Why HHS modernization stalls — and how to ship it incrementally

Big-bang replacements of legacy benefits systems are where budgets go to die. Here's the incremental playbook we use to de-risk modernization.

The Lukshi Team

Lukshi Insights

Almost every health and human services agency is carrying technical debt measured in decades. Eligibility engines written in COBOL, case management systems that predate the smartphone, integrations held together by nightly batch files. Everyone agrees it needs to change. So why do so many modernization programs stall, overrun, or quietly fail?

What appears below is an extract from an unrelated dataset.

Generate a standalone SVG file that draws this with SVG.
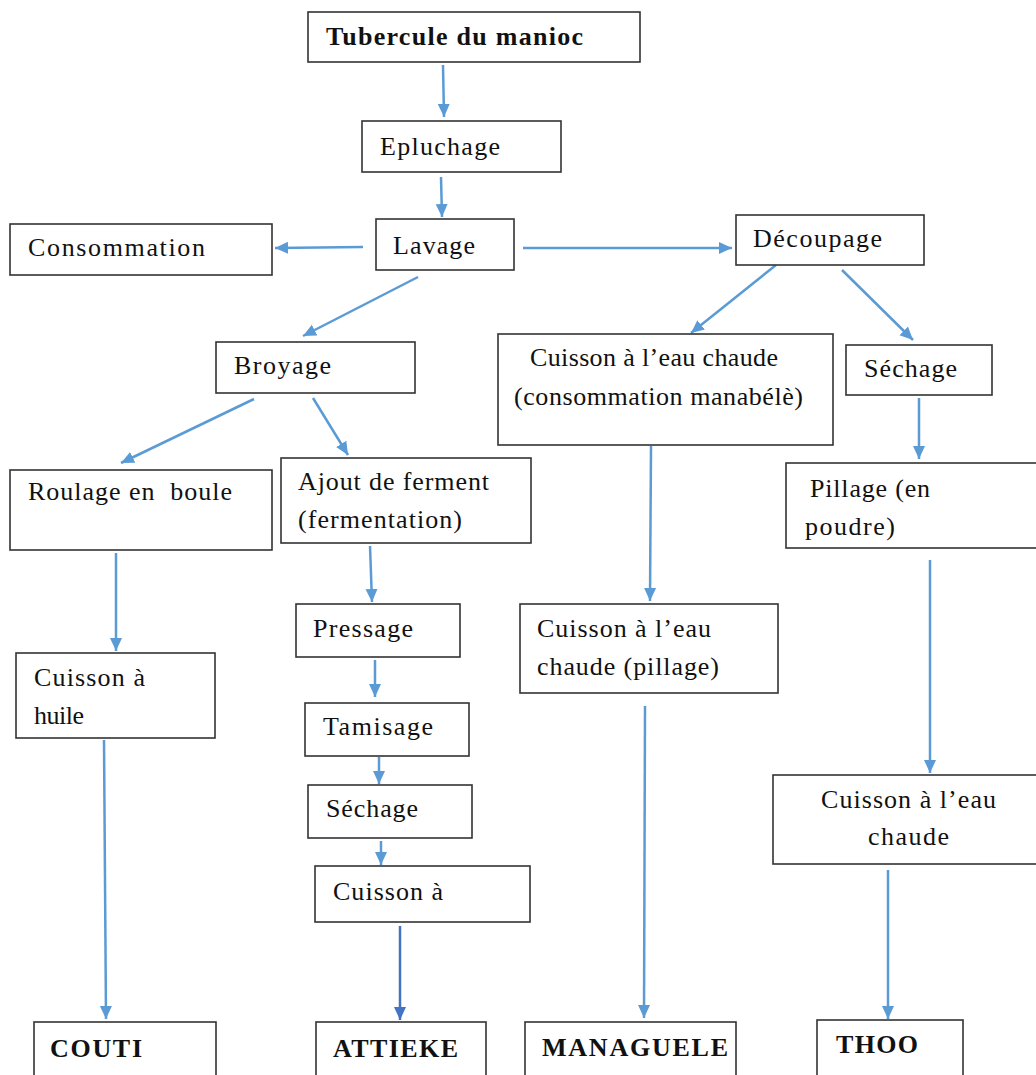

The trouble with big-bang replacements

The instinct is to replace the whole system at once. It feels decisive, and it's easy to put in a single procurement. But a multi-year, all-or-nothing rewrite concentrates risk at exactly the wrong moment — the cutover — when the people who depend on benefits can least afford an outage.

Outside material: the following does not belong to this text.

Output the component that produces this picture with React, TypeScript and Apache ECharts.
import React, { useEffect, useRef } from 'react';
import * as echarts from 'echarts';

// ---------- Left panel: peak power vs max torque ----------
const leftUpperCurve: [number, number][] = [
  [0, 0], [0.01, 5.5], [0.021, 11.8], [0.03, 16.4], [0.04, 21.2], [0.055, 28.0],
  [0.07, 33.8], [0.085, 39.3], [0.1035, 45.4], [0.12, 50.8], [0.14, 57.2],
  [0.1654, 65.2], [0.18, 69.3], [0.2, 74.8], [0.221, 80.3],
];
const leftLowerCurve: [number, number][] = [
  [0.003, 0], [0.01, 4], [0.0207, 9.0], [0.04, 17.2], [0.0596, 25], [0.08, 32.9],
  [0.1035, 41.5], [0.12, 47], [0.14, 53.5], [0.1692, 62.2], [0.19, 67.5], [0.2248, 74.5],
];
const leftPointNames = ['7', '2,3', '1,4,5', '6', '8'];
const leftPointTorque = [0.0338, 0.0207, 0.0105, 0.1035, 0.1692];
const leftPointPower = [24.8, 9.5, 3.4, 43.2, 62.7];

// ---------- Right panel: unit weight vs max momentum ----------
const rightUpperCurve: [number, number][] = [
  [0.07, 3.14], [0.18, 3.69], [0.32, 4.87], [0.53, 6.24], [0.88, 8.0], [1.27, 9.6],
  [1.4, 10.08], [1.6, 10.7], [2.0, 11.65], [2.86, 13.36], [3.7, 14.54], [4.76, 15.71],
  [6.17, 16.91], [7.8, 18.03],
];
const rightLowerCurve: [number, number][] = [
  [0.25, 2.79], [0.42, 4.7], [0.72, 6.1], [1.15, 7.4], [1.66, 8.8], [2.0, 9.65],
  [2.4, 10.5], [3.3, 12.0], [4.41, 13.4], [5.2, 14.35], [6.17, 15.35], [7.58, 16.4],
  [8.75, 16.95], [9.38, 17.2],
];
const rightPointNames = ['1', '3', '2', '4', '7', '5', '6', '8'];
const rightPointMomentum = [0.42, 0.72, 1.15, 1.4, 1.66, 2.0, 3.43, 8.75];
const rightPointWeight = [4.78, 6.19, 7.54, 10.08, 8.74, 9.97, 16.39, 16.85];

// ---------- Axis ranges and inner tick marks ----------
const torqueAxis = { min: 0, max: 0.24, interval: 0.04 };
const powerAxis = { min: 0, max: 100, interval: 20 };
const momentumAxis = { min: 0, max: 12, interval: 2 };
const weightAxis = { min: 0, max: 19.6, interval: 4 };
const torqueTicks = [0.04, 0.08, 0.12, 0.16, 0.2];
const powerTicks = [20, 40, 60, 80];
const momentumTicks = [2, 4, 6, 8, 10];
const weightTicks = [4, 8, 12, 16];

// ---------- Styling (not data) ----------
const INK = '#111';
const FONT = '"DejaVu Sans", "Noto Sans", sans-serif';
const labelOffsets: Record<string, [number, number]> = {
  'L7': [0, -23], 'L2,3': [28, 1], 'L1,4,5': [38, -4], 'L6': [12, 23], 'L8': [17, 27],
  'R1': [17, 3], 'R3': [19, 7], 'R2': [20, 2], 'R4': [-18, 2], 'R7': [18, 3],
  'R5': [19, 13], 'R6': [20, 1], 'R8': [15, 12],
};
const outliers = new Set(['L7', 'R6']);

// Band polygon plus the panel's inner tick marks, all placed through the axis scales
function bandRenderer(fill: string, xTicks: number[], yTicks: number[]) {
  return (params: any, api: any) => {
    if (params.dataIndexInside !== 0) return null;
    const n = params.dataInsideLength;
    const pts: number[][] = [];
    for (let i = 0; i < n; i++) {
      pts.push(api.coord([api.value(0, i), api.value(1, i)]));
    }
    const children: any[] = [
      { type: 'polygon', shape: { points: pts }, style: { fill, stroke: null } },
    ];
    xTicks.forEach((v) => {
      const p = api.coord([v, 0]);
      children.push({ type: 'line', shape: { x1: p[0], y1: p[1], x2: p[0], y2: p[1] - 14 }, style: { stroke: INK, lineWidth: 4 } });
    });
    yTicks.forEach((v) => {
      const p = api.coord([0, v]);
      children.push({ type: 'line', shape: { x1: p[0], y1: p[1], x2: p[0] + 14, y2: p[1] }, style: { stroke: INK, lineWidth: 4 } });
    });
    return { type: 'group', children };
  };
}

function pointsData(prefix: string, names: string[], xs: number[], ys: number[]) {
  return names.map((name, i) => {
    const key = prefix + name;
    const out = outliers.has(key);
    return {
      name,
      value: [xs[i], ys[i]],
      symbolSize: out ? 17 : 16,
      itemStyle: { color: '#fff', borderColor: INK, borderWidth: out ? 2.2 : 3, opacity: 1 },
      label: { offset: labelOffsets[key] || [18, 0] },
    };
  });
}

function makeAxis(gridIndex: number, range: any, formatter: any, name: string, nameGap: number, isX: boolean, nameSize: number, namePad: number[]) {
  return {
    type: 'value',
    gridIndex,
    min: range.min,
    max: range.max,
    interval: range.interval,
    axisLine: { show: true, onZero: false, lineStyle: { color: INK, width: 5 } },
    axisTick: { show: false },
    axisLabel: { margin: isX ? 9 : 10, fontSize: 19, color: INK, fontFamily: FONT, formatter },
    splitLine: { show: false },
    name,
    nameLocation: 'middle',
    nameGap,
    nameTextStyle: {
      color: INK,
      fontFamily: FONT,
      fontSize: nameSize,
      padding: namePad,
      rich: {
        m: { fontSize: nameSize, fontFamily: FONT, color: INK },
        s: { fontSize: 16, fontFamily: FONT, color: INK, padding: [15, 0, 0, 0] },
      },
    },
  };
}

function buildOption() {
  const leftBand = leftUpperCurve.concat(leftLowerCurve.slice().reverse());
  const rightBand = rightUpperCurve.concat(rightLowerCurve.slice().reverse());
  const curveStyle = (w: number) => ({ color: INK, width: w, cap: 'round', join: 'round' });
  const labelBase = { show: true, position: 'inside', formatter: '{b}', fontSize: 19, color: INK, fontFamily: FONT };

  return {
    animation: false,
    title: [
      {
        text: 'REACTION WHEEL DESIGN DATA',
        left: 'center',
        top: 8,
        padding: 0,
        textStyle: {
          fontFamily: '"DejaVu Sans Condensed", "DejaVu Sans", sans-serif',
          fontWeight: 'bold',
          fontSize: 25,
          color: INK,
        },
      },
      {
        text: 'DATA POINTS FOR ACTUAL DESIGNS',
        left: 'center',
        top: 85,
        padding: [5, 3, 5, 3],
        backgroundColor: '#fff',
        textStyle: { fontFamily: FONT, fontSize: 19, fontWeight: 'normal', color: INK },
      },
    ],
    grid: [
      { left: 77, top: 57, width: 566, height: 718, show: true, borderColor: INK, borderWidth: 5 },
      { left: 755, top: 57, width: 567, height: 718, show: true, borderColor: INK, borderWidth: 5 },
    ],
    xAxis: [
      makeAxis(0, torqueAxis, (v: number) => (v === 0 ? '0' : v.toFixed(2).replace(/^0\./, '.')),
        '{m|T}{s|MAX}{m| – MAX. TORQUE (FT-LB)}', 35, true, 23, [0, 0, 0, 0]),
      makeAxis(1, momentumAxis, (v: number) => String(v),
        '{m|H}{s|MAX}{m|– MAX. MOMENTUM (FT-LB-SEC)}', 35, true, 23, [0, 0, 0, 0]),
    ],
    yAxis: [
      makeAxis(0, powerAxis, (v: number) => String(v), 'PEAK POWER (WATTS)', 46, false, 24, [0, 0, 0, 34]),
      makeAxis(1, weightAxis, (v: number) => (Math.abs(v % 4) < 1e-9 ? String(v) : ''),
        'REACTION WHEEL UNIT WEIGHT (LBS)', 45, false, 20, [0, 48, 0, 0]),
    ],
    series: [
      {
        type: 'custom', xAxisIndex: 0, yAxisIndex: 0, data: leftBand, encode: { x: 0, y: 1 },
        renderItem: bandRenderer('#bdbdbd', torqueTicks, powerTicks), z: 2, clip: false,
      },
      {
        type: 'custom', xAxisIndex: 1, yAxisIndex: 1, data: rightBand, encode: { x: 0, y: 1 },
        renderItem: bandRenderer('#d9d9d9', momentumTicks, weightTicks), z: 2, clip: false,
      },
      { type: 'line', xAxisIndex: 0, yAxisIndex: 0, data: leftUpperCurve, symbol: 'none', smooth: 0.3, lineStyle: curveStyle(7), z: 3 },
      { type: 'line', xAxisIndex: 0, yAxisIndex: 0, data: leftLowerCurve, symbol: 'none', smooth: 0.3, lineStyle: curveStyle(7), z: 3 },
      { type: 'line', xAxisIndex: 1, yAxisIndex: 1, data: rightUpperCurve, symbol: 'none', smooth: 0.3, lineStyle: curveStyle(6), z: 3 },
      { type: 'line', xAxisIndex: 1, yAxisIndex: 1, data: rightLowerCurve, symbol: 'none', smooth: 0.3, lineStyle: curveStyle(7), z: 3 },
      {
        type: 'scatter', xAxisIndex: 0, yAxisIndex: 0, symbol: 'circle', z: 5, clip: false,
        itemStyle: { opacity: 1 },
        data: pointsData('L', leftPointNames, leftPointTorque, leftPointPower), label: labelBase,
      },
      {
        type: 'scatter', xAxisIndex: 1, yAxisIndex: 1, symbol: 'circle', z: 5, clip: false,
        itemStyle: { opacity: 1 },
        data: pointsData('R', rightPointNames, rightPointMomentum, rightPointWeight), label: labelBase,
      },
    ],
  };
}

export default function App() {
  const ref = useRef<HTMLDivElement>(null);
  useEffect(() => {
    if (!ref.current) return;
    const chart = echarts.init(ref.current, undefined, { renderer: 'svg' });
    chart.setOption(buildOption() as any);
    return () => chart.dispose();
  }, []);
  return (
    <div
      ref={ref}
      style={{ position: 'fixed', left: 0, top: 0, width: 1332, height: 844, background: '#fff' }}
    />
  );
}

  • Requirements drift faster than a multi-year build can absorb them.
  • Value only arrives at the very end, so problems surface too late to fix cheaply.
  • A single cutover means a single, high-stakes point of failure.
  • Institutional knowledge walks out the door before the new system lands.

Strangle the legacy system, don't replace it

We favor the strangler-fig pattern: stand a modern platform up alongside the legacy system and migrate one capability at a time. Each slice — renewals, then notices, then appeals — runs in production and delivers value on its own. The legacy system shrinks until there's nothing critical left to retire.

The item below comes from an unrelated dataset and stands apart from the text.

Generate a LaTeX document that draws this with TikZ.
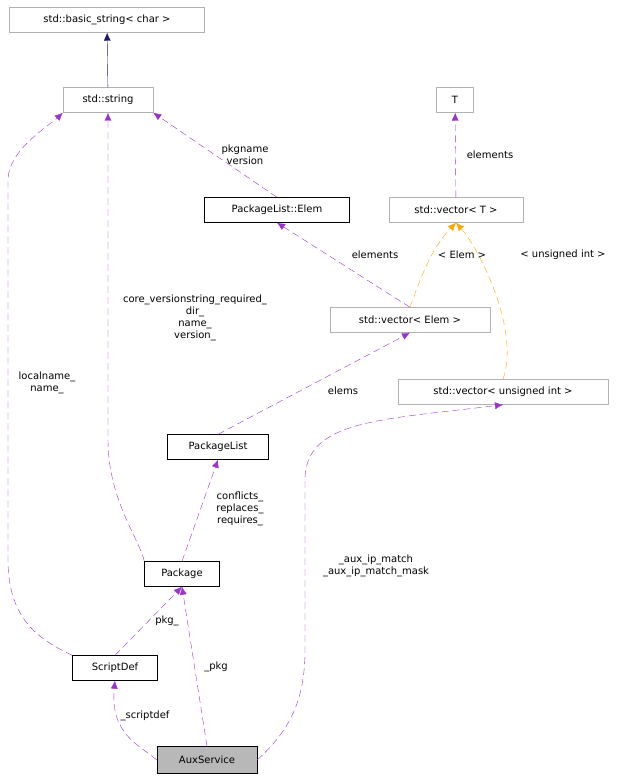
\documentclass[tikz,border=0pt]{standalone}
\usepackage{fontspec}
\setmainfont{DejaVu Sans}
\usetikzlibrary{arrows.meta}
\definecolor{edgepurple}{HTML}{9A32CD}
\definecolor{edgenavy}{HTML}{191970}
\definecolor{edgeorange}{HTML}{FFA500}
\tikzset{
  cls/.style={draw, fill=white, font=\fontsize{10}{12}\selectfont, minimum height=25pt, inner xsep=4pt},
  ext/.style={cls, draw=black!30},
  use/.style={dashed, dash pattern=on 7pt off 4pt, edgepurple, -{Latex[length=8pt,width=7pt]}},
  inst/.style={use, edgeorange},
  lbl/.style={font=\fontsize{10}{12}\selectfont, align=center, text=black}
}
\begin{document}
\begin{tikzpicture}[x=1pt,y=-1pt]
	\useasboundingbox (0,0) rectangle (629,781);
	% classes
	\node (basicstr) [ext, minimum width=195pt] at (107,20) {std::basic\_string< char >};
	\node (str) [ext, minimum width=90pt] at (108,100) {std::string};
	\node (tparam) [ext, minimum width=37pt] at (455,100) {T};
	\node (elem) [cls, minimum width=145pt] at (277,210) {PackageList::Elem};
	\node (vect) [ext, minimum width=134pt] at (456,210) {std::vector< T >};
	\node (vecelem) [ext, minimum width=160pt] at (410,320) {std::vector< Elem >};
	\node (vecuint) [ext, minimum width=210pt] at (503,392) {std::vector< unsigned int >};
	\node (pkglist) [cls, minimum width=101pt] at (218,447) {PackageList};
	\node (pkg) [cls, minimum width=75pt] at (182,574) {Package};
	\node (script) [cls, minimum width=85pt] at (115,668) {ScriptDef};
	\node (aux) [cls, fill=black!28, minimum width=100pt, minimum height=27pt] at (207,760) {AuxService};
	% relations
	\draw [edgenavy, -{Latex[length=8pt,width=7pt]}] (str) -- (basicstr);
	\draw [use] (elem.north) -- (str.south east);
	\draw [use] (pkg.north west) .. controls (140,540) and (108,500) .. (108,440) -- (str.south);
	\draw [use] (script.north west) .. controls (40,640) and (8,620) .. (8,560) -- (8,180) .. controls (8,150) and (50,125) .. (str.south west);
	\draw [use] (vect) -- (tparam);
	\draw [use] (vecelem.north) -- (elem.south);
	\draw [inst] (vecelem.north) .. controls (420,280) and (430,250) .. (vect.south);
	\draw [inst] (vecuint.north) .. controls (520,330) and (480,250) .. (vect.south);
	\draw [use] (pkglist.north) -- (vecelem.south);
	\draw [use] (aux.east) .. controls (290,730) and (305,700) .. (305,650) -- (305,480) .. controls (305,420) and (380,420) .. (vecuint.south);
	\draw [use] (pkg.north) -- (pkglist.south);
	\draw [use] (script.north) -- (pkg.south);
	\draw [use] (aux.north) -- (pkg.south);
	\draw [use] (aux.west) .. controls (140,745) and (110,735) .. (script.south);
	% labels
	\node (lpkgname) [lbl] at (245,155) {pkgname\\version};
	\node (lcore) [lbl] at (195,318) {core\_versionstring\_required\_\\dir\_\\name\_\\version\_};
	\node (llocal) [lbl] at (47,383) {localname\_\\name\_};
	\node (lelemT) [lbl] at (490,155) {elements};
	\node (lelemE) [lbl] at (375,255) {elements};
	\node (lElem) [lbl] at (462,255) {< Elem >};
	\node (luint) [lbl] at (563,255) {< unsigned int >};
	\node (lelems) [lbl] at (343,391) {elems};
	\node (lip) [lbl] at (376,566) {\_aux\_ip\_match\\\_aux\_ip\_match\_mask};
	\node (lconf) [lbl] at (240,509) {conflicts\_\\replaces\_\\requires\_};
	\node (lpkgu) [lbl] at (167,621) {pkg\_};
	\node (lpkg) [lbl] at (216,667) {\_pkg};
	\node (lscript) [lbl] at (145,716) {\_scriptdef};
\end{tikzpicture}
\end{document}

Modernization isn't a destination you reach at go-live. It's a capability you build into the organization so the system never ossifies again.

Prove value in the first 90 days

A modernization program should put working software in front of real users within a quarter — even if it's a single workflow. Early delivery converts skeptics, surfaces integration surprises while they're still cheap to fix, and gives leadership something concrete to defend at budget time.

What good looks like

  • A roadmap organized around resident and caseworker outcomes, not modules.
  • Continuous delivery with automated security and accessibility checks.
  • Open APIs so each new capability interoperates from day one.
  • Knowledge transfer that leaves your team able to run and extend the system.

Done this way, modernization stops being a bet-the-agency gamble and becomes a steady, measurable march — one shipped slice at a time.